Mas seu compromisso com o desenvolvimento com justiça social fez com que não poupasse Fernando Henrique, então ministro da Fazenda do governo Itamar Franco, em artigo para a Folha de S.Paulo, em 4 de setembro de 1994: criticou o Plano Real, enfatizando as perdas salariais ocasionadas pelos índices adotados para os reajustes dos salários e sobrevalorização cambial. Também foi crítica do presidente Fernando Henrique, principalmente por conta de sua decisão de manter elevadas as taxas de juros e o real sobrevalorizado.
Em 1994 filiou-se ao Partido dos Trabalhadores, candidatando-se a deputada federal pelo Rio de Janeiro para um único mandato. Com o lema “esta é boa de briga”, foi a segunda mais votada.
Foi crítica também dos dois primeiros governos de Luiz Inácio Lula da Silva: foi contra a formatação do programa Bolsa Família, a proposta de criação do Fundo Soberano e, em 2016, contra a aprovação da PEC do Teto dos Gastos Públicos, que, segundo ela, ia contra os preceitos do Fundo Monetário Internacional (FMI).
Legado da boa ciência
Um dos criadores do Plano Real, o economista Edmar Bacha disse ao jornal Valor Econômico que a morte de Conceição Tavares é uma “grande perda para o país”. “Amiga dileta, professora inspirada, com contribuições fundamentais para a compreensão da economia brasileira”, afirmou. “Correntes pouco importam, o que importa é a qualidade da análise.
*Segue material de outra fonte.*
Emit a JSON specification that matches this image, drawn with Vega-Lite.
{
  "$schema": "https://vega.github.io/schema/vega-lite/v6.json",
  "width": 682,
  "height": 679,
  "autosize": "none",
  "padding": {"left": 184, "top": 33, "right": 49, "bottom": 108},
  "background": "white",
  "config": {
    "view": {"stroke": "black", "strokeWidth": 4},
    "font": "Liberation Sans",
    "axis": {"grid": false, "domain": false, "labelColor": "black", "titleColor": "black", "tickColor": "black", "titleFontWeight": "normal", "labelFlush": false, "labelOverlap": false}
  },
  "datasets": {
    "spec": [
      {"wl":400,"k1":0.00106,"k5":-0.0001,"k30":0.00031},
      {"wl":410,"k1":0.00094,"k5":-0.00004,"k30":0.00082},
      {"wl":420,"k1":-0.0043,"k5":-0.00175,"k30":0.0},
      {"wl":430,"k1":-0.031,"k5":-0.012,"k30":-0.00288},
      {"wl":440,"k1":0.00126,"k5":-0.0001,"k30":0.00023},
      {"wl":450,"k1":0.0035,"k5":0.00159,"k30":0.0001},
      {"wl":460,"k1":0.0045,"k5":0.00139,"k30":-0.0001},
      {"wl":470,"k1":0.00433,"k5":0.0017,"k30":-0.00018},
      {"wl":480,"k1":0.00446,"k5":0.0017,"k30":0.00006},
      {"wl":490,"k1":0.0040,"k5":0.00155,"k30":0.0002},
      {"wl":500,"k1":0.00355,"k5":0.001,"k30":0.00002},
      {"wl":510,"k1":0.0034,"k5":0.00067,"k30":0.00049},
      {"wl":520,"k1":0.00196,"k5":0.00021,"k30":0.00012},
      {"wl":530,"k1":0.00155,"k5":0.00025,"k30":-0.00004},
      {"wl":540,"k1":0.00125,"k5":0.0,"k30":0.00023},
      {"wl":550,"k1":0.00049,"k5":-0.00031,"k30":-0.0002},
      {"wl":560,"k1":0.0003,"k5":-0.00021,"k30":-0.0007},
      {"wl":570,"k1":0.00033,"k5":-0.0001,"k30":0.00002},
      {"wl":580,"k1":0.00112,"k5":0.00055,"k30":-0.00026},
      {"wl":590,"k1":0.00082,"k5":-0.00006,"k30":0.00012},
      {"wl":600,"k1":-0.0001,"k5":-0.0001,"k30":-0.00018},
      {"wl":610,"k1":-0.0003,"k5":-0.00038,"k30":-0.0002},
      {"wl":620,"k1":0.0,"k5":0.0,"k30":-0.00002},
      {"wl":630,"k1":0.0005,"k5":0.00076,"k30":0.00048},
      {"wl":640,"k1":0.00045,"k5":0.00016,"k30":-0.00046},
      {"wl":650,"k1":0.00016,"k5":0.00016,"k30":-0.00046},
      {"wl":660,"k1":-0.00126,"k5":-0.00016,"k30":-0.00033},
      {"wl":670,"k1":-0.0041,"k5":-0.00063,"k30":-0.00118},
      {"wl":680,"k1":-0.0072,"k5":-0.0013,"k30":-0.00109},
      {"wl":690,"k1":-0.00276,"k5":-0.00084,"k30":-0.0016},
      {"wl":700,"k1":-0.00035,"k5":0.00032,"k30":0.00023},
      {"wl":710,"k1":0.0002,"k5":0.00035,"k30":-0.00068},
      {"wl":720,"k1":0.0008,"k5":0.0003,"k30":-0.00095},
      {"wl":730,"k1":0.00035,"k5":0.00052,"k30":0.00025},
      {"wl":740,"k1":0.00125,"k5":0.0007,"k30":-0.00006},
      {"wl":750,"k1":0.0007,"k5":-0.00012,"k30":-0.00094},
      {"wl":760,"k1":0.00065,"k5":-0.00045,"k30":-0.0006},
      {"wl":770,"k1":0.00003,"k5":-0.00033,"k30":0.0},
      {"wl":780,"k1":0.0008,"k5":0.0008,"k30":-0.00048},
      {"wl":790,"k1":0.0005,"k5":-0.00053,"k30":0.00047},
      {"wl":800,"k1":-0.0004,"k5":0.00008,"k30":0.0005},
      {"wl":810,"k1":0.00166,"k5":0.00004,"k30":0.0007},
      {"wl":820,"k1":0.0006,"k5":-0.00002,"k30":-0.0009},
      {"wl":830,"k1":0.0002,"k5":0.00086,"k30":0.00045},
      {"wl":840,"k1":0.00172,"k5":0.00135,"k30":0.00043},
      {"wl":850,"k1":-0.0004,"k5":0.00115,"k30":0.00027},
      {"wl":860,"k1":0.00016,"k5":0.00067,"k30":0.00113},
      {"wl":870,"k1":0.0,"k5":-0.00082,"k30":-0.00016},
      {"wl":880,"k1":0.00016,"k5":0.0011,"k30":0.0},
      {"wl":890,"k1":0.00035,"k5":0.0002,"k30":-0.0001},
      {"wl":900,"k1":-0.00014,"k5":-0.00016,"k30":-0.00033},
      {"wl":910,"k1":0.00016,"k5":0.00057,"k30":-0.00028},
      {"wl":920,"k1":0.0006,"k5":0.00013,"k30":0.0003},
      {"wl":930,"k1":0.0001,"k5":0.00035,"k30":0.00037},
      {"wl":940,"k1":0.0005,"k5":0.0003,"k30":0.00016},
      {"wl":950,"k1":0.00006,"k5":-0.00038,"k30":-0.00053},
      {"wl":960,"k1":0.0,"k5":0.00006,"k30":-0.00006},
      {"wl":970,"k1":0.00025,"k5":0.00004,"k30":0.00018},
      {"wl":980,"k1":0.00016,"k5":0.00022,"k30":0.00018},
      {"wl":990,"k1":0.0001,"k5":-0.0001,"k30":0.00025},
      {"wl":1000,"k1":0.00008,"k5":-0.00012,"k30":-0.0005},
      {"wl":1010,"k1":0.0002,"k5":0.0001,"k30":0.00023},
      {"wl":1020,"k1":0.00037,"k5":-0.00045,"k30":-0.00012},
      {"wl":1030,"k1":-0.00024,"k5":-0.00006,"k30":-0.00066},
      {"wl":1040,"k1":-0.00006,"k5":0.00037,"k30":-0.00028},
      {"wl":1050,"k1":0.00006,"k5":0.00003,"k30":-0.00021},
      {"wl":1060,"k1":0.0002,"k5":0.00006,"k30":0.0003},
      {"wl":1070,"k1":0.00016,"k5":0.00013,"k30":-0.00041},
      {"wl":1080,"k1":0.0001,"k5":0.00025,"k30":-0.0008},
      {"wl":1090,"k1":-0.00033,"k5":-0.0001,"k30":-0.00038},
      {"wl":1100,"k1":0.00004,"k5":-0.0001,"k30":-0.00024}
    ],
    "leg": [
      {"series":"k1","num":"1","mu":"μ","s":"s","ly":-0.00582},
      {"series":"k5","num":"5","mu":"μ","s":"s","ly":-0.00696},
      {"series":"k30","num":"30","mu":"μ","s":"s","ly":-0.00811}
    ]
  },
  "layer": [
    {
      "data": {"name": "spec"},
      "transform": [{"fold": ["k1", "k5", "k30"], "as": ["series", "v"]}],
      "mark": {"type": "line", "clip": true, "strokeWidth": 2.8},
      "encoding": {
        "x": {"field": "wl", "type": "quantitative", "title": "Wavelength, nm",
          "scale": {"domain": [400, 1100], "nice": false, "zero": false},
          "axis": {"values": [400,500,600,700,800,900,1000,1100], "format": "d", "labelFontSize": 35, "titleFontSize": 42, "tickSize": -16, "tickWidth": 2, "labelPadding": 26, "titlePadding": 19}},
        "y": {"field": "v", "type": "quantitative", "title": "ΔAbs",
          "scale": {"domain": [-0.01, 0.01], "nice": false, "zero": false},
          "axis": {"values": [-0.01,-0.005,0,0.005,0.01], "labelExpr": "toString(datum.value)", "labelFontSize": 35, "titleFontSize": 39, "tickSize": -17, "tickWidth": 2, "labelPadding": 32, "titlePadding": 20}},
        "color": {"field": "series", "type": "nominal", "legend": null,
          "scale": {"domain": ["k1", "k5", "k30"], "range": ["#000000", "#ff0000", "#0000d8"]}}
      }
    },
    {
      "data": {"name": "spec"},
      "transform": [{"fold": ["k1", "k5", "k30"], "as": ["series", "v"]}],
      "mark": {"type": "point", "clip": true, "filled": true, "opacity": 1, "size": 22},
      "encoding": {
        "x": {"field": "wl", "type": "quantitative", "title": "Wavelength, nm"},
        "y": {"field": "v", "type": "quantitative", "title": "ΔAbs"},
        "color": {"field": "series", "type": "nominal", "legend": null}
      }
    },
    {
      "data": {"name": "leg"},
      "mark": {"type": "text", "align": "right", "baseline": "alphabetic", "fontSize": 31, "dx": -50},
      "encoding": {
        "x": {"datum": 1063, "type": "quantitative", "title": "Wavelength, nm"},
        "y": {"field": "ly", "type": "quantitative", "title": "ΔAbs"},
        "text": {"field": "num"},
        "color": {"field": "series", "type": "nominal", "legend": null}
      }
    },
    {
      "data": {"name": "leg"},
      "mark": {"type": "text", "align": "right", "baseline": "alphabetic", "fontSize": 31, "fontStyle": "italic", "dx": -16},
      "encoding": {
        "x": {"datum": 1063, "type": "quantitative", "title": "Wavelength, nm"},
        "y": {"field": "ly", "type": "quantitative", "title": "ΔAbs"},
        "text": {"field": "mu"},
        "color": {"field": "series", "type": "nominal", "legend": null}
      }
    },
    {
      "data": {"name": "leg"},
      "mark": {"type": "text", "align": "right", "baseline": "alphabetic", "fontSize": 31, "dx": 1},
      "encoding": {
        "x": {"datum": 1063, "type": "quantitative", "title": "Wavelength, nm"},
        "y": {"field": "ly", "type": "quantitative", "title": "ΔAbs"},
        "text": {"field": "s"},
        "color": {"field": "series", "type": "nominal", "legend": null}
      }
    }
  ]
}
E a da Conceição era excepcional.”
A reitoria da Unicamp homenageou em nota a professora Conceição Tavares. “Mestra daqueles que almejam compreender o Brasil e o mundo pela lente da economia política e ousam lutar contra todas as formas de injustiça e desigualdade. A Unicamp teve o privilégio de contar com seu arguto pensamento crítico na fundação do Instituto de Economia e na formação dos principais pensadores da Escola de Campinas. Honraremos seu legado na construção da boa ciência, aquela comprometida com a construção de uma realidade justa e digna para todas as pessoas.”